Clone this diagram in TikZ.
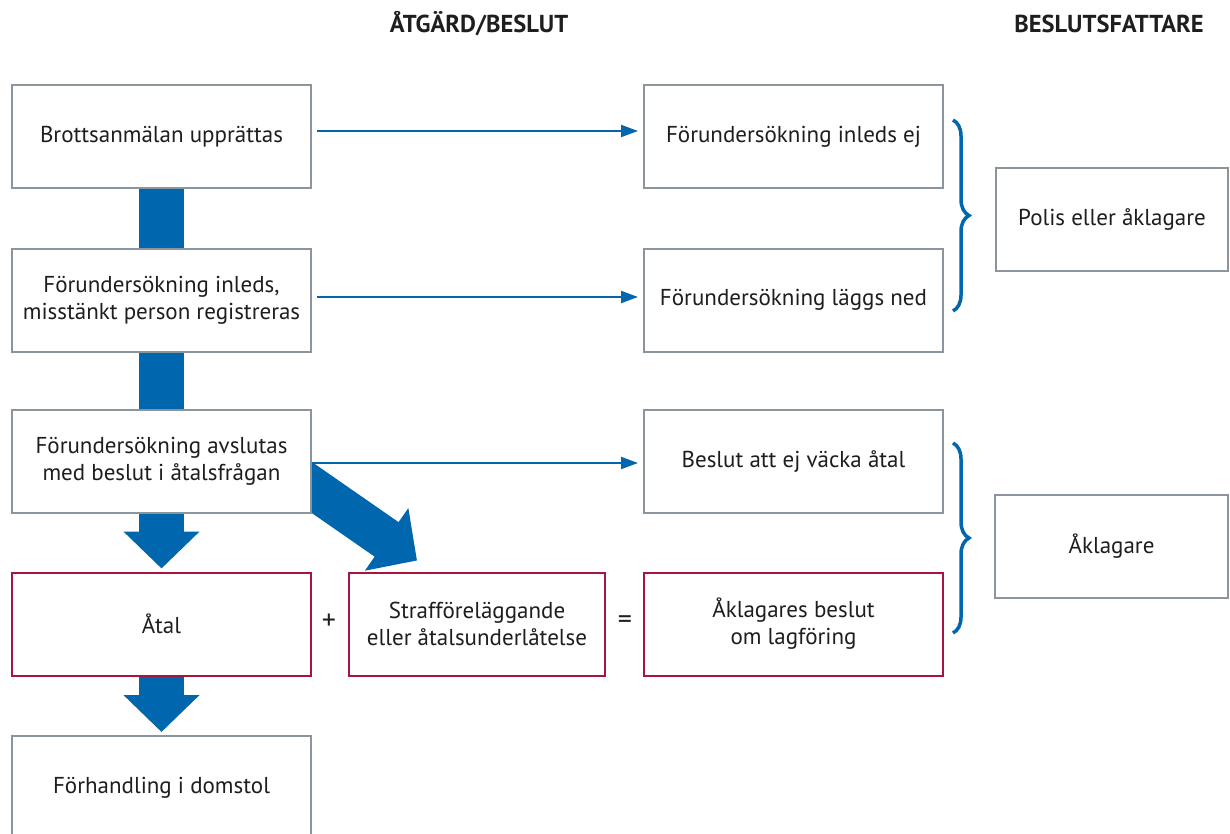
\documentclass[tikz,border=0pt]{standalone}
\usepackage{fontspec}
\setmainfont{PT Sans}
\usetikzlibrary{arrows.meta,decorations.pathreplacing,calc}
\pgfdeclarelayer{bg}
\pgfsetlayers{bg,main}
\definecolor{fblue}{HTML}{0066AE}
\definecolor{fgray}{HTML}{8C949D}
\definecolor{fred}{HTML}{A8133F}
\definecolor{ftext}{HTML}{1E1E1E}
\begin{document}
\begin{tikzpicture}[x=1pt,y=-1pt,
 box/.style={draw=fgray, line width=2pt, fill=white, minimum width=299pt, minimum height=103pt, align=center, font=\fontsize{23}{27}\selectfont, text=ftext, inner sep=0pt},
 rbox/.style={box, draw=fred},
 hdr/.style={font=\fontsize{24.5}{28}\selectfont\bfseries, text=ftext},
 thinarrow/.style={draw=fblue, line width=2pt, -{Triangle[length=17pt,width=12pt]}},
 bar/.style={draw=fblue, line width=45pt},
 fat/.style={draw=fblue, line width=45pt, -{Triangle[length=37pt,width=74pt]}},
 bracestyle/.style={draw=fblue, line width=3.5pt, decorate, decoration={brace, amplitude=16pt}},
 op/.style={font=\fontsize{28}{30}\selectfont, text=ftext}
]
\path[use as bounding box] (0,0) rectangle (1230,834);
\clip (0,0) rectangle (1230,834);

\node[hdr] (h1) at (479,24) {ÅTGÄRD/BESLUT};
\node[hdr] (h2) at (1109,24) {BESLUTSFATTARE};

\node[box] (b1) at (161.5,136.5) {Brottsanmälan upprättas};
\node[box] (b2) at (161.5,300) {Förundersökning inleds,\\misstänkt person registreras};
\node[box] (b3) at (161.5,461.5) {Förundersökning avslutas\\med beslut i åtalsfrågan};
\node[rbox] (atal) at (161.5,624) {Åtal};
\node[box] (forh) at (161.5,787.5) {Förhandling i domstol};

\node[box] (m1) at (793.5,136.5) {Förundersökning inleds ej};
\node[box] (m2) at (793.5,300) {Förundersökning läggs ned};
\node[box] (m3) at (793.5,461.5) {Beslut att ej väcka åtal};
\node[rbox] (m4) at (793.5,624) {Åklagares beslut\\om lagföring};
\node[rbox, minimum width=256pt] (straff) at (477,624) {Strafföreläggande\\eller åtalsunderlåtelse};

\node[box, minimum width=232pt] (polis) at (1112,219.5) {Polis eller åklagare};
\node[box, minimum width=233pt] (akl) at (1111.5,546) {Åklagare};

\node[op] (plus) at (329,622) {+};
\node[op] (eq) at (625,622) {=};

\coordinate (dstart) at ($(b3.east)+(-16,15)$);
\coordinate (dtip) at ($(straff.north west)+(69,-11)$);

\begin{pgfonlayer}{bg}
\draw[bar] (b1.south) -- (b2.north);
\draw[bar] (b2.south) -- (b3.north);
\draw[fat] (b3.south) -- ([yshift=3pt]atal.north);
\draw[fat] (atal.south) -- ([yshift=3pt]forh.north);
\draw[fat, line width=42pt] (dstart) -- (dtip);
\end{pgfonlayer}

\draw[thinarrow] ([xshift=5pt,yshift=5.5pt]b1.east) -- ([xshift=-5pt,yshift=5.5pt]m1.west);
\draw[thinarrow] ([xshift=5pt,yshift=3pt]b2.east) -- ([xshift=-5pt,yshift=3pt]m2.west);
\draw[thinarrow] ([yshift=-1.5pt]b3.east) -- ([xshift=-5pt,yshift=-1.5pt]m3.west);

\draw[bracestyle] ($(m1.east)+(9,-16.5)$) -- ($(m2.east)+(9,11)$);
\draw[bracestyle] ($(m3.east)+(9,-18.5)$) -- ($(m4.east)+(9,9)$);
\end{tikzpicture}
\end{document}
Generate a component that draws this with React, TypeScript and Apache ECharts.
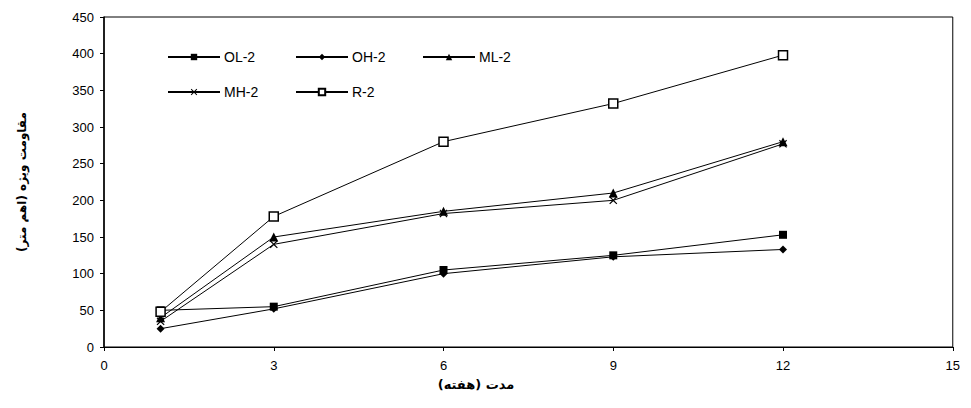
import React, { useEffect, useRef } from "react";
import * as echarts from "echarts";

const weeks = [1, 3, 6, 9, 12];
const seriesNames = ["OL-2", "OH-2", "ML-2", "MH-2", "R-2"];
const olValues = [50, 55, 105, 125, 153];
const ohValues = [25, 52, 100, 123, 133];
const mlValues = [40, 150, 185, 210, 280];
const mhValues = [35, 140, 182, 200, 277];
const rValues = [48, 178, 280, 332, 398];
const xTitle = "مدت (هفته)";
const yTitle = "مقاومت ویژه (اهم متر)";

const crossPath =
  "path://M1,0L5,4L9,0L10,1L6,5L10,9L9,10L5,6L1,10L0,9L4,5L0,1Z";

export default function App() {
  const ref = useRef<HTMLDivElement>(null);
  useEffect(() => {
    if (!ref.current) return;
    const chart = echarts.init(ref.current, null, { renderer: "svg" });
    const valuesList = [olValues, ohValues, mlValues, mhValues, rValues];
    const symbols = ["rect", "diamond", "triangle", crossPath, "rect"];
    const sizes = [8, 8, 9, 8, 9];
    const series = seriesNames.map((name, i) => ({
      name,
      type: "line",
      data: weeks.map((w, j) => [w, valuesList[i][j]]),
      symbol: symbols[i],
      symbolSize: sizes[i],
      showSymbol: true,
      lineStyle: { color: "#000", width: 1 },
      itemStyle:
        i === 4
          ? { color: "#fff", borderColor: "#000", borderWidth: 1.5 }
          : { color: "#000", borderColor: "#000", borderWidth: 0 },
    }));
    const legendPos = [
      { left: 154, top: 37 },
      { left: 282, top: 37 },
      { left: 409, top: 37 },
      { left: 154, top: 72 },
      { left: 282, top: 72 },
    ];
    chart.setOption({
      animation: false,
      backgroundColor: "#fff",
      textStyle: { fontFamily: "Liberation Sans, Arial, sans-serif" },
      grid: {
        left: 96,
        right: 6,
        top: 9,
        bottom: 53,
        show: true,
        borderColor: "#000",
        borderWidth: 1,
        containLabel: false,
      },
      legend: seriesNames.map((n, i) => ({
        data: [n],
        left: legendPos[i].left,
        top: legendPos[i].top,
        itemWidth: 52,
        itemHeight: 8,
        textStyle: {
          color: "#000",
          fontSize: 14,
          fontFamily: "Liberation Sans, Arial, sans-serif",
          padding: [0, 0, 0, -1],
        },
        itemGap: 4,
      })),
      xAxis: {
        type: "value",
        min: 0,
        max: 15,
        interval: 3,
        axisLine: { show: true, lineStyle: { color: "#000", width: 1 } },
        axisTick: { show: true, inside: false, length: 4, lineStyle: { color: "#000" } },
        axisLabel: { color: "#000", fontSize: 13, margin: 12 },
        splitLine: { show: false },
      },
      yAxis: {
        type: "value",
        min: 0,
        max: 450,
        interval: 50,
        axisLine: { show: true, lineStyle: { color: "#000", width: 1.5 } },
        axisTick: { show: true, inside: false, length: 4, lineStyle: { color: "#000" } },
        axisLabel: { color: "#000", fontSize: 13, margin: 10 },
        splitLine: { show: false },
      },
      graphic: [
        {
          type: "text",
          x: 468,
          y: 376,
          style: {
            text: xTitle,
            fill: "#000",
            fontSize: 13,
            fontWeight: "bold",
            fontFamily: "DejaVu Sans, sans-serif",
            align: "center",
            verticalAlign: "middle",
          },
        },
        {
          type: "text",
          x: 14,
          y: 174,
          rotation: Math.PI / 2,
          style: {
            text: yTitle,
            fill: "#000",
            fontSize: 12,
            fontWeight: "bold",
            fontFamily: "DejaVu Sans, sans-serif",
            align: "center",
            verticalAlign: "middle",
          },
        },
      ],
      series,
    });
    return () => chart.dispose();
  }, []);
  return <div ref={ref} style={{ width: 955, height: 392 }} />;
}
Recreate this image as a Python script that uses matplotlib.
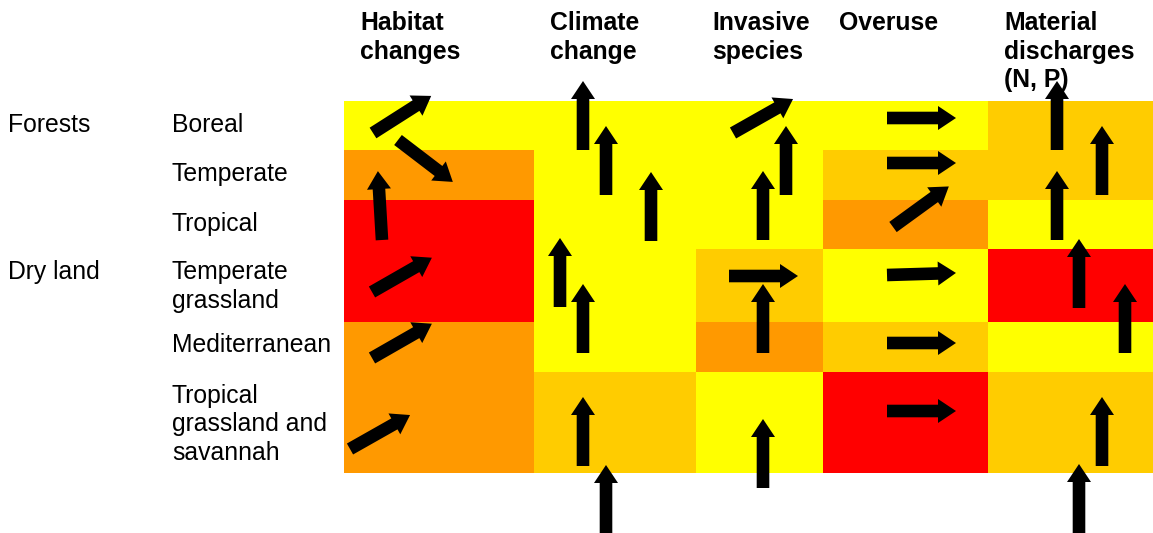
import numpy as np
import matplotlib
matplotlib.use("Agg")
import matplotlib.pyplot as plt
from matplotlib.colors import ListedColormap
from matplotlib.patches import FancyArrow

# Column headers (pressures) and row labels (ecosystems)
pressures = ["Habitat\nchanges", "Climate\nchange", "Invasive\nspecies",
             "Overuse", "Material\ndischarges\n(N, P)"]
groups = ["Forests", "", "", "Dry land", "", ""]
ecosystems = ["Boreal", "Temperate", "Tropical", "Temperate\ngrassland",
              "Mediterranean", "Tropical\ngrassland and\nsavannah"]

# impact level per cell: 0 low (yellow) .. 3 very high (red)
impact = np.array([
    [0, 0, 0, 0, 1],
    [2, 0, 0, 1, 1],
    [3, 0, 0, 2, 0],
    [3, 0, 1, 0, 3],
    [2, 0, 2, 1, 0],
    [2, 1, 0, 3, 1],
])
impact_colors = ["#FFFF00", "#FFCC00", "#FF9900", "#FF0000"]

# trend arrows: tail position (pixels of the figure) and direction in degrees
arrow_x = [373, 398, 382, 372, 372, 350,
           583, 606, 651, 560, 583, 583, 606,
           733, 786, 763, 729, 763, 763,
           887, 887, 893, 887, 887, 887,
           1057, 1102, 1057, 1079, 1125, 1102, 1079]
arrow_y = [133, 140, 240, 292, 358, 449,
           150, 195, 241, 307, 353, 466, 534,
           133, 195, 240, 276, 353, 488,
           118, 163, 227, 275, 343, 411,
           150, 195, 240, 308, 353, 466, 533]
arrow_angle = [32.5, -37.4, 93.4, 29.8, 29.8, 29.5,
               90, 90, 90, 90, 90, 90, 90,
               29.5, 90, 90, 0, 90, 90,
               0, 0, 36, 1.7, 0, 0,
               90, 90, 90, 90, 90, 90, 90]

# layout of the table (pixels)
col_edges = [344, 534, 696, 823, 988, 1153]
row_edges = [101, 150, 200, 249, 322, 372, 473]

W, H = 1153, 533
fig = plt.figure(figsize=(W / 100, H / 100), dpi=100)
ax = fig.add_axes([0, 0, 1, 1])
ax.set_xlim(0, W)
ax.set_ylim(H, 0)
ax.axis("off")

ax.pcolormesh(col_edges, row_edges, impact, cmap=ListedColormap(impact_colors),
              vmin=-0.5, vmax=3.5, shading="flat", antialiased=False,
              linewidth=0)

font = dict(family="Liberation Sans", fontsize=17.8, color="black")
line_h = 28.5

# headers
for i, txt in enumerate(pressures):
    for k, line in enumerate(txt.split("\n")):
        ax.text(col_edges[i] + 16, 29.5 + k * 29, line, fontweight="bold",
                va="baseline", ha="left", **font)

# row labels
for r, (g, e) in enumerate(zip(groups, ecosystems)):
    base = row_edges[r] + 30.5
    if g:
        ax.text(8, base, g, va="baseline", ha="left", **font)
    for k, line in enumerate(e.split("\n")):
        ax.text(172, base + k * line_h, line, va="baseline", ha="left", **font)

# arrows
L = 69
for x, y, a in zip(arrow_x, arrow_y, arrow_angle):
    t = np.deg2rad(a)
    ax.add_patch(FancyArrow(x, y, L * np.cos(t), -L * np.sin(t), width=12.6,
                            head_width=24, head_length=18,
                            length_includes_head=True, color="black",
                            linewidth=0, zorder=5))

fig.savefig("out.png", dpi=100)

□ □ □ □ □ □ □

> **Written exercise**:
Only the lines from "Recreate this image" through "from matplotlib.patches import FancyArrow" should appear in your output, copied exactly with both end lines, and with no pictures.

> **Final result**:
Recreate this image as a Python script that uses matplotlib.
import numpy as np
import matplotlib
matplotlib.use("Agg")
import matplotlib.pyplot as plt
from matplotlib.colors import ListedColormap
from matplotlib.patches import FancyArrow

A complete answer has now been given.